Data cleansing: Ensuring adequate data quality is the ultimate goal and, as experience shows, also very time-consuming. In principle, using a handful of indicators, such as the uniqueness of individual entries or the completeness of data records, is often highly beneficial for data quality. The great advantage of high-quality data is that useful information can already be identified and analyzed in this step. A nice side-effect of this sub-step is that data that was recorded incorrectly in the source systems is detected and corrected. This often has positive effects on other departments, for instance in terms of accounting quality, which is not to be underestimated.
Modeling: Predictive modeling makes it possible to prepare forecasting models automatically. Selecting the model and calibrating the parameters is done automatically by means of so-called trainings, whereby selected sets of input parameters are used to calibrate the model. This leads to the selection of optimal stochastic models for each liquidity item examined. In addition to the history and the time series to be forecast, the following parameters, for example, are used as input factors:
Theoretically, the model universe is infinite, but from experience, the model families of additive regression and ARIMA have proven to be helpful liquidity estimators. A model’s quality is reviewed using predefined error metrics. These metrics measure the difference between actual and target values. They should be selected in a targeted and question-based manner, as not every metric should be applied to all models.

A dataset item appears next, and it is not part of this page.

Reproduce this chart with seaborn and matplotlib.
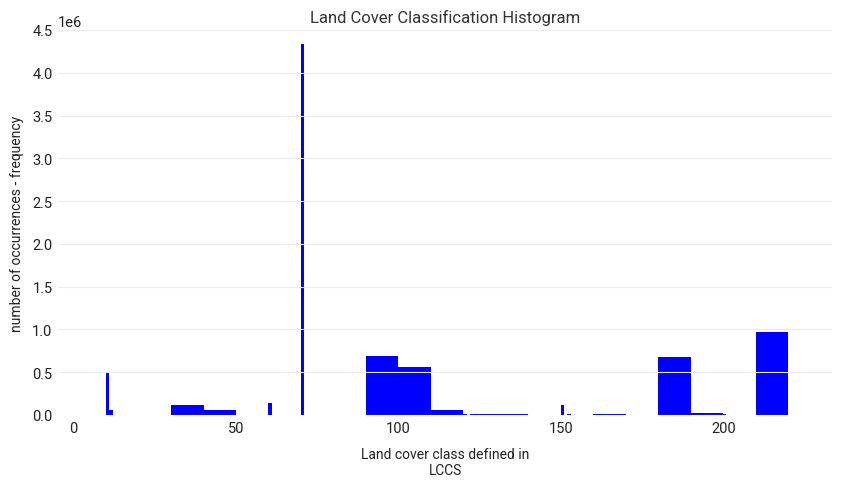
import matplotlib
matplotlib.use("Agg")
import matplotlib.pyplot as plt
import seaborn as sns
import pandas as pd

# LCCS land cover classes present and their pixel counts
classes = [10, 11, 30, 40, 60, 70, 90, 100, 110, 120, 122, 130,
           150, 152, 160, 180, 190, 200, 210]
counts = [490000, 55000, 117000, 58000, 140000, 4340000, 690000, 560000,
          58000, 10000, 14000, 14000, 120000, 10000, 14000, 680000,
          25000, 12000, 970000]
# bin edges = LCCS class codes
bin_edges = [0, 10, 11, 12, 20, 30, 40, 50, 60, 61, 62, 70, 71, 72, 80, 81,
             82, 90, 100, 110, 120, 121, 122, 130, 140, 150, 151, 152, 153,
             160, 170, 180, 190, 200, 201, 202, 210, 220]

df = pd.DataFrame({"lccs": classes, "count": counts})

sns.set_style("white")
plt.rcParams["font.family"] = ["Roboto", "DejaVu Sans"]

fig = plt.figure(figsize=(8.43, 4.85), dpi=100)
ax = fig.add_axes([58 / 843, 69 / 485, (832 - 58) / 843, (416 - 31) / 485])

sns.histplot(data=df, x="lccs", weights="count", bins=bin_edges,
             color="#0000ff", alpha=1, linewidth=0, ax=ax)

ax.set_xlim(-4.8, 233.5)
ax.set_ylim(0, 4.5e6)
ax.set_yticks([i * 0.5e6 for i in range(10)])
ax.set_xticks([0, 50, 100, 150, 200])
ax.grid(axis="y", color="#ebebeb", linewidth=0.8)
ax.grid(axis="x", visible=False)
ax.set_axisbelow(False)
for s in ax.spines.values():
    s.set_visible(False)
ax.tick_params(axis="both", length=0, labelsize=10.5, colors="#222222", pad=4)

ax.set_title("Land Cover Classification Histogram", fontsize=12, color="#333333", pad=6)
ax.set_xlabel("Land cover class defined in\nLCCS", fontsize=10, color="#222222", labelpad=9, linespacing=1.2)
ax.set_ylabel("number of occurrences - frequency", fontsize=10, color="#222222", labelpad=6)
ax.yaxis.get_offset_text().set_fontsize(10.5)

fig.savefig("out.png", dpi=100)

Deployment: The generated forecasts are fed into the liquidity planning process and decision-making processes with the help of business intelligence tools (such as dashboards). Here, a decision must be made whether the conclusions are then automatically executed by the system or whether they must first be interpreted and initiated by corporate treasury staff. In the first case, automation is indispensable, although it does not rule out human involvement.

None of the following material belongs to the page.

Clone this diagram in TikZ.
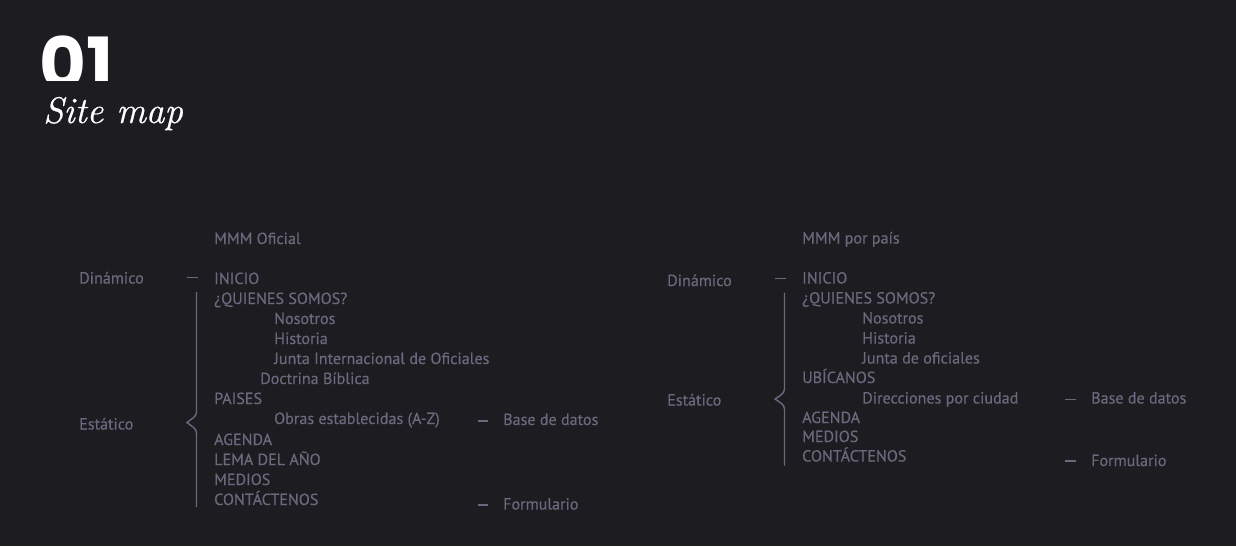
\documentclass[tikz,border=0pt]{standalone}
\usepackage{fontspec}
\newfontfamily\ptsans[FakeBold=0.35]{PT Sans}
\newfontfamily\popfont{Poppins}
\newfontfamily\lmit[FakeBold=0.6]{Latin Modern Roman}
\definecolor{bg}{HTML}{1D1C21}
\definecolor{fg}{HTML}{6C687D}
\begin{document}
\begin{tikzpicture}[x=1pt,y=-1pt,
  item/.style={anchor=base west,inner sep=0pt,text=fg,font=\ptsans\fontsize{16.1}{18}\selectfont},
  rule/.style={draw=fg,line width=1.4pt},
  brace/.style={draw=fg,line width=1.4pt}]
\fill[bg] (0,0) rectangle (1236,546);
\useasboundingbox (0,0) rectangle (1236,546);
% title
\begin{scope}
\clip (0,0) rectangle (300,80.5);
\node[anchor=base west,inner sep=0pt,text depth=0pt,text=white,font=\popfont\bfseries\fontsize{72}{72}\selectfont] (num) at (39.5,89) {01};
\end{scope}
\node[anchor=base west,inner sep=0pt,text=white,font=\lmit\itshape\fontsize{37}{40}\selectfont] (title) at (43,123) {Site map};

% left map
\node[item] (l0) at (214,244) {MMM Oficial};
\node[item] (ldin) at (79,283.5) {Dinámico};
\node[item] (l1) at (214,284) {INICIO};
\node[item] (l2) at (214,304) {¿QUIENES SOMOS?};
\node[item] (l3) at (274,324) {Nosotros};
\node[item] (l4) at (274,344) {Historia};
\node[item] (l5) at (274,364) {Junta Internacional de Oficiales};
\node[item] (l6) at (260,384) {Doctrina Bíblica};
\node[item] (l7) at (214,404) {PAISES};
\node[item] (l8) at (274,424) {Obras establecidas (A-Z)};
\node[item] (l9) at (214,445) {AGENDA};
\node[item] (l10) at (214,465) {LEMA DEL AÑO};
\node[item] (l11) at (214,485) {MEDIOS};
\node[item] (l12) at (214,505) {CONTÁCTENOS};
\node[item] (lest) at (79,429.5) {Estático};
\node[item] (lbd) at (503,425) {Base de datos};
\node[item] (lfo) at (503,509.5) {Formulario};
\coordinate (ld1a) at (187,277.5); \coordinate (ld1b) at (198,277.5);
\coordinate (ld2a) at (478,421); \coordinate (ld2b) at (488,421);
\coordinate (ld3a) at (478,505); \coordinate (ld3b) at (488,505);
\draw[rule] (ld1a) -- (ld1b);
\draw[rule] (ld2a) -- (ld2b);
\draw[rule] (ld3a) -- (ld3b);
\coordinate (lbt) at (196.5,292);
\coordinate (lbtip) at (187,422.5);
\coordinate (lbb) at (196.5,507);
\draw[brace] (lbt) -- (196.5,412) .. controls (196.5,417) and (191,419) .. (lbtip)
  .. controls (191,426) and (196.5,428) .. (196.5,433) -- (lbb);

% right map
\node[item] (r0) at (802,243.5) {MMM por país};
\node[item] (rdin) at (667,286) {Dinámico};
\node[item] (r1) at (802,283.5) {INICIO};
\node[item] (r2) at (802,303.5) {¿QUIENES SOMOS?};
\node[item] (r3) at (862,323.5) {Nosotros};
\node[item] (r4) at (862,343.5) {Historia};
\node[item] (r5) at (862,363.5) {Junta de oficiales};
\node[item] (r6) at (802,383) {UBÍCANOS};
\node[item] (r7) at (862,403.5) {Direcciones por ciudad};
\node[item] (r8) at (802,423) {AGENDA};
\node[item] (r9) at (802,442) {MEDIOS};
\node[item] (r10) at (802,461.5) {CONTÁCTENOS};
\node[item] (rest) at (667,405.5) {Estático};
\node[item] (rbd) at (1091,403.5) {Base de datos};
\node[item] (rfo) at (1091,466) {Formulario};
\coordinate (rd1a) at (775,278.5); \coordinate (rd1b) at (786,278.5);
\coordinate (rd2a) at (1065,399.5); \coordinate (rd2b) at (1076,399.5);
\coordinate (rd3a) at (1065,461); \coordinate (rd3b) at (1076,461);
\draw[rule] (rd1a) -- (rd1b);
\draw[rule] (rd2a) -- (rd2b);
\draw[rule] (rd3a) -- (rd3b);
\coordinate (rbt) at (784.5,292.5);
\coordinate (rbtip) at (775,399);
\coordinate (rbb) at (784.5,465.5);
\draw[brace] (rbt) -- (784.5,389) .. controls (784.5,394) and (779,396) .. (rbtip)
  .. controls (779,402) and (784.5,404) .. (784.5,409) -- (rbb);
\end{tikzpicture}
\end{document}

Monitoring and adjusting the model: The ongoing monitoring of the model serves to review whether the requirements of models that are used to compute the liquidity forecasts are met. In addition, it must be ensured that requirements stemming from changes in the IT infrastructure are implemented at all times.
The 6-step framework for setting up and operating predictive analytics in cash forecasting provides a highly flexible methodology for generating forecasts in liquidity management and implementing them in regular operations. However, it does not necessarily need to be applied to all liquidity-relevant time series. For instance, volatile investment cash flows are often better estimated by the individual departments and can then be incorporated into liquidity planning.

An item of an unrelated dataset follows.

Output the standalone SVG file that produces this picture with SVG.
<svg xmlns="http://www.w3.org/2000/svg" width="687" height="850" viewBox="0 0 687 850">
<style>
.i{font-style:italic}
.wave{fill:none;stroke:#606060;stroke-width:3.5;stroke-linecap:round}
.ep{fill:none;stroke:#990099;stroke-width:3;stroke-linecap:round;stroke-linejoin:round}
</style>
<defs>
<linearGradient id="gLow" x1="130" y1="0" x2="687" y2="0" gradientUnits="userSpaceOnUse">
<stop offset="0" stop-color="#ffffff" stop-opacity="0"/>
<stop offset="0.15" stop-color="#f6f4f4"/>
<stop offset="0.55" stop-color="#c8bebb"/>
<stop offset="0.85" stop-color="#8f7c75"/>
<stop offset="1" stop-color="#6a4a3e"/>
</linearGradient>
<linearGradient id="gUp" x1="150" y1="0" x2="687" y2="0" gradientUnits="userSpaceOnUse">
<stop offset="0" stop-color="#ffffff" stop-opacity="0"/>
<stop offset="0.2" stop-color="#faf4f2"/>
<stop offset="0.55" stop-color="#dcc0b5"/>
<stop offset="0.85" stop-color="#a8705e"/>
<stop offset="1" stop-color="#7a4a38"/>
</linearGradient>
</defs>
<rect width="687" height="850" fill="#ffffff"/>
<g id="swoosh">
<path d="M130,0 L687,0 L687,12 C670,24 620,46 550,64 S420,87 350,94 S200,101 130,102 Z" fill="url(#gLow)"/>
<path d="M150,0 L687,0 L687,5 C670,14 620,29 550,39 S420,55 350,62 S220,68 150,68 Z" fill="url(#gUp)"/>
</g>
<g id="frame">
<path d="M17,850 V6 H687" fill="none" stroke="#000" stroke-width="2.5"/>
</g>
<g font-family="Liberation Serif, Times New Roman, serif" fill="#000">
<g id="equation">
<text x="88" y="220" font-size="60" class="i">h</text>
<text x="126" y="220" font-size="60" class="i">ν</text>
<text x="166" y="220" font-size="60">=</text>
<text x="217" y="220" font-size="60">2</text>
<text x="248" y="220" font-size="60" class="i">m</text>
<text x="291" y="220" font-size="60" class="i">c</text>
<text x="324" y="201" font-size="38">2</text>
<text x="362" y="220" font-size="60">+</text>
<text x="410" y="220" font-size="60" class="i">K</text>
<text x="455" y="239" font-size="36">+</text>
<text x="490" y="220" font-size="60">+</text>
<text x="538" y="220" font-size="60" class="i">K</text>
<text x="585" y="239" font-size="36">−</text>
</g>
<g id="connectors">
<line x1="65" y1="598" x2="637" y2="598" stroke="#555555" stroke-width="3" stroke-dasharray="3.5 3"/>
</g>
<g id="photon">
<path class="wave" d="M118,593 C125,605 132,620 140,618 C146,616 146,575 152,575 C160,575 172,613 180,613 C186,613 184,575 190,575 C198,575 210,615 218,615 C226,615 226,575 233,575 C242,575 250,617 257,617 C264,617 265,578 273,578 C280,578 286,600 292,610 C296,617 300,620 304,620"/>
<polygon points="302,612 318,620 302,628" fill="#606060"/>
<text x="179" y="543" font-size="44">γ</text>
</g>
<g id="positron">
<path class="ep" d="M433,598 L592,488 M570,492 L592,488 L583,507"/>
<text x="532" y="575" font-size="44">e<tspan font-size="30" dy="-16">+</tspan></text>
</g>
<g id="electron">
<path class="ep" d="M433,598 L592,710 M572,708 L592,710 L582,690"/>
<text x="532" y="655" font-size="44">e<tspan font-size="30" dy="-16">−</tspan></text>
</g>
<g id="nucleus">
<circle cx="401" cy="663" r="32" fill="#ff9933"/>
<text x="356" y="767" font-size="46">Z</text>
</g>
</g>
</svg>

As mentioned at the outset, there are several approaches to liquidity planning and predictive analytics is one of them. In addition to its greatest strength in modeling complex issues in any granularity, this approach has also been shown to have weaknesses. Depending on the model, the transparency of the results is significantly limited and the responsible planner then faces the question to what extent he/she trusts the forecast models. As a consequence, on the way to a fully automated solution, Corporate Treasury initially should favor a so-called hybrid process that combines several approaches (depending on the business transaction), incorporating a plausibility check by the responsible planner. As time goes by, trust will grow steadily, and with it the degree of automation of the predictive forecasting method.